India has launched a retaliatory strike against the Pakistan-based groups responsible for a terrorist attack in Indian Kashmir two weeks ago.
The Indian government released a press statement announcing that the armed forces had launched Operation Sindoor in the early hours of 7 May. The operation targeted terrorist infrastructure in Pakistan and Pakistan-occupied Kashmir. According to the Indian government, nine terrorist sites were hit.
The government also noted that it has engaged in a ‘focused, measured and non-escalatory’ manner to ensure that the strikes were controlled. The statement also outlined that India exercised ‘considerable restraint in selection of targets and method of execution’ and didn’t target any Pakistani military facilities.

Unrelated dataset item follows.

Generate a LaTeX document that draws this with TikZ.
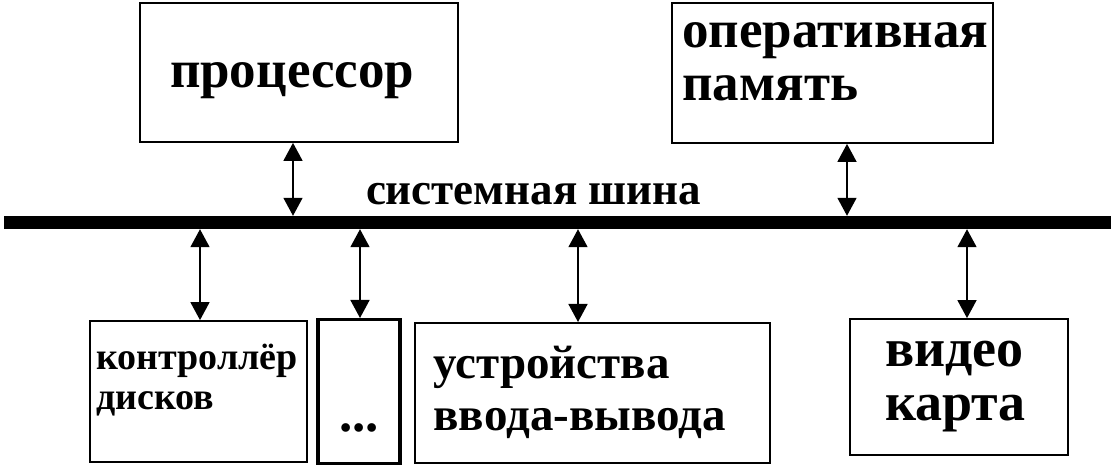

After the strikes, India briefed the US, British, United Arab Emirates and Russian governments.
The strikes were retaliation for a terrorist attack in Pahalgam, Indian Kashmir, in which 25 Indians and one Nepali civilian were killed. Previous major terrorist attacks in Kashmir in 2016 and 2019 targeted Indian security forces. The Pahalgam attack, however, specifically targeted civilians, resulting in widespread anger in India and leading the government to respond.
According to initial reports, the Pahalgam terror attack was carried out by the relatively unknown Kashmir Resistance Front, which India maintains is a proxy for the better-known Pakistan-backed terrorist group, Lashkar-e-Taiba. While it is unclear which group was responsible, the fact that it was a Pakistan-based group—with extensive support from Pakistan military—is undisputed.
This is not the first time that India and Pakistan have engaged in such clashes. In the past decade, India has suffered two major terrorist attacks resulting in retaliatory strikes against Pakistan. For a long time, India has struggled to develop an effective response to Pakistan’s use of cross-border terrorism as a state policy. Such attacks are clearly designed to keep India off-balance, but India’s response has also slowly become harsher.
Traditionally, India hasn’t responded with military force. The December 2001 terrorist attack on the Indian parliament in New Delhi led to a military mobilisation, but no clashes. In 2008, the Indian government ruled out any military response to the terrorist attack on Mumbai. But the September 2016 Uri terrorist attack, which targeted an Indian army infantry base and killed 18 Indian soldiers, led to a change in India’s response. This attack came in the wake of another major terror attack in January 2016 on the Indian air force base in Pathankot. After two major strikes, the Indian leadership was presented with a dilemma, and it responded with what was called a ‘surgical strike’—a commando attack—on Pakistani terror hideouts.
In 2019, India suffered another major terrorist attack in Pulwama, killing dozens of Central Reserve Police Force personnel. This showed Pakistan escalating the strikes, not only in scale; it was also an escalation in messaging, considering the bold, open claim by Jaish-e-Mohammed, a Pakistan-based terrorist group, that it carried out the terror strikes. Worried that its 2016 surgical strikes didn’t have the necessary deterrence effect, India escalated, launching air strikes on a terrorist base in Balakot, Pakistan. This was the first time that Indian combat planes had attacked Pakistani territory since the 1971 India-Pakistan war.
This radical shift was the result of India’s conclusion that non-military measures were having no effect on Pakistan. India had previously responded to terrorist attacks with diplomatic punishment, including curtailing talks or limiting diplomatic interaction with Pakistan. In addition, New Delhi usually sought international diplomatic pressure to constrain Pakistan. Such policy measures failed to change Pakistan’s policy on state-sponsored terrorism. India’s lack of effective and forceful options led Pakistan to dangerously misread India’s possible responses.
Now that India has carried out retaliatory strikes on Pakistan, there is a strong likelihood that Pakistan will respond in some limited fashion to satisfy its domestic constituency. But it is highly unlikely that the two sides will intentionally escalate the current crisis to a prolonged series of clashes.
Though both states are nuclear-armed powers, nuclear weapons are unlikely to play any direct role in these clashes. Nevertheless, given their proximity to one another, one cannot rule out escalation dynamics. Pakistan will likely try to leverage this, invoking such scenarios to put international diplomatic pressure on India. This may have worked in previous conflicts, but as tensions heighten globally, foreign powers are unlikely to be as invested in talking the two sides down.